The short answer
For a standard page — 8.5 × 11 inches (or A4), 12-point font, normal one-inch margins — these rough estimates work well:
- Single-spaced: about 500 words per page
- 1.5 line spacing: about 375 words per page
- Double-spaced: about 250 words per page
The 250-words-per-double-spaced-page figure is the long-standing rule of thumb in publishing, which is why writers often think of a manuscript in those terms.
What changes the count
"Words per page" is only ever an estimate, because several things move the number up or down:
- Font: a wide font like Courier fits fewer words than a compact one like Times New Roman or Arial.
- Font size: bumping from 12pt to 14pt can drop a single-spaced page from ~500 to ~400 words.
- Margins: wider margins leave less room for text.
- Line spacing: the single biggest factor — double spacing roughly halves the words per page.
- Paragraph breaks and headings: lots of short paragraphs leave white space that lowers the count.
Quick reference by length
Using the common 500 / 250 estimate, here is roughly how many pages a piece of writing fills:
- 500 words ≈ 1 page single-spaced, 2 pages double-spaced
- 1,000 words ≈ 2 pages single, 4 pages double
- 2,500 words ≈ 5 pages single, 10 pages double
- 5,000 words ≈ 10 pages single, 20 pages double
Why the word count matters
Word counts exist because they are a fairer measure of effort than page counts, which can be stretched or squeezed with formatting tricks. A teacher asking for "1,000 words" gets the same amount of writing from everyone, no matter their font choices. The same is true for job applications, magazine pitches and writing contests — they almost always set a word limit, not a page limit, precisely because pages are so easy to game.
It also helps to remember that some limits are measured in characters, not words. Social media posts, text messages, and meta descriptions for search engines all count characters (including spaces). For those, "words per page" is irrelevant — what you need is an exact character total.
How to count the words you actually have
Estimates are handy for planning, but when you have a real assignment with a word limit, count the exact number. Paste your text into a word counter and you will see the precise word and character totals instantly — no guessing from page counts.

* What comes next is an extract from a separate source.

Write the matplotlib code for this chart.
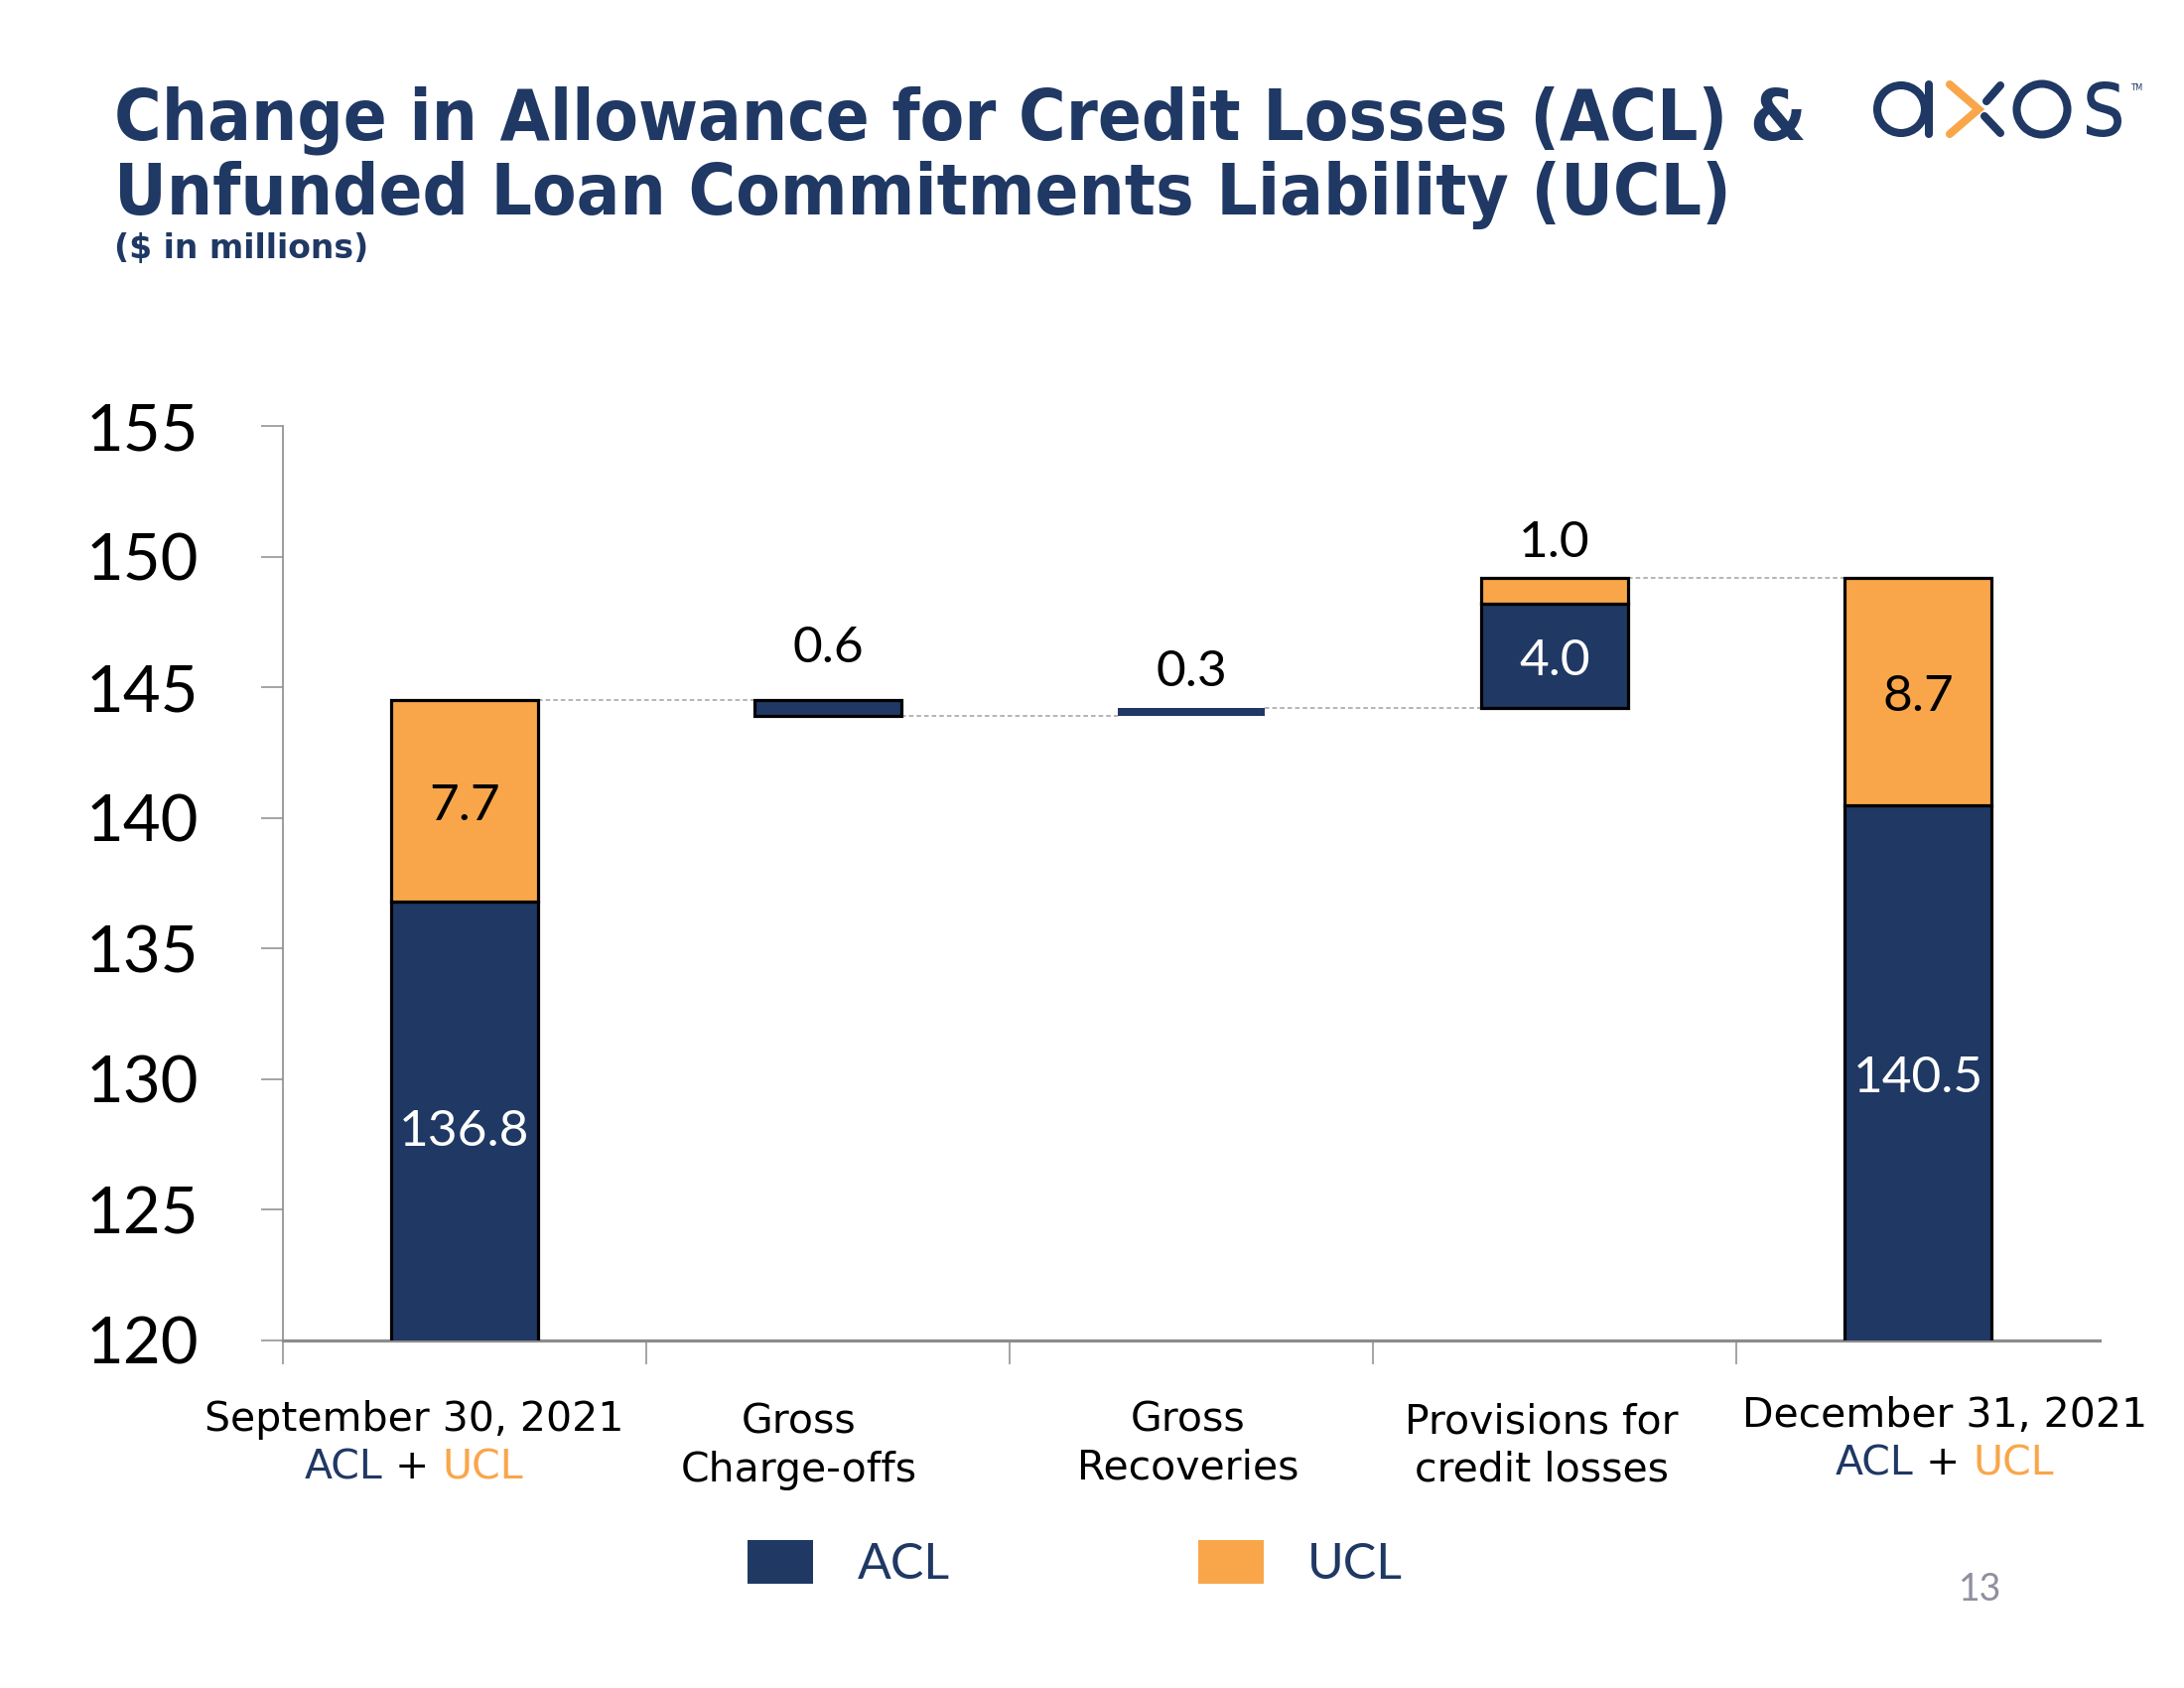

That is the reliable way to hit a "750-word essay", stay under a "2,000-word report", or keep a tweet within its character limit. A good counter also shows sentences and estimated reading time, which is useful when you are writing for a specific audience or time slot.
Frequently asked questions
- How many words is a 5-page paper?
- Roughly 2,500 words if single-spaced, or about 1,250 words if double-spaced, in a standard 12-point font. Always check your assignment, because spacing and font requirements change the total.
- How many words fit on a double-spaced page?
- About 250 words on a standard 8.5×11 or A4 page with 12-point font and one-inch margins. This is the classic publishing estimate.
- Does font size really matter that much?
- Yes. Going from 12pt to 14pt can cut a page's word count by around 20%, and switching to a wider font like Courier reduces it further. That is why a word counter is more reliable than counting pages.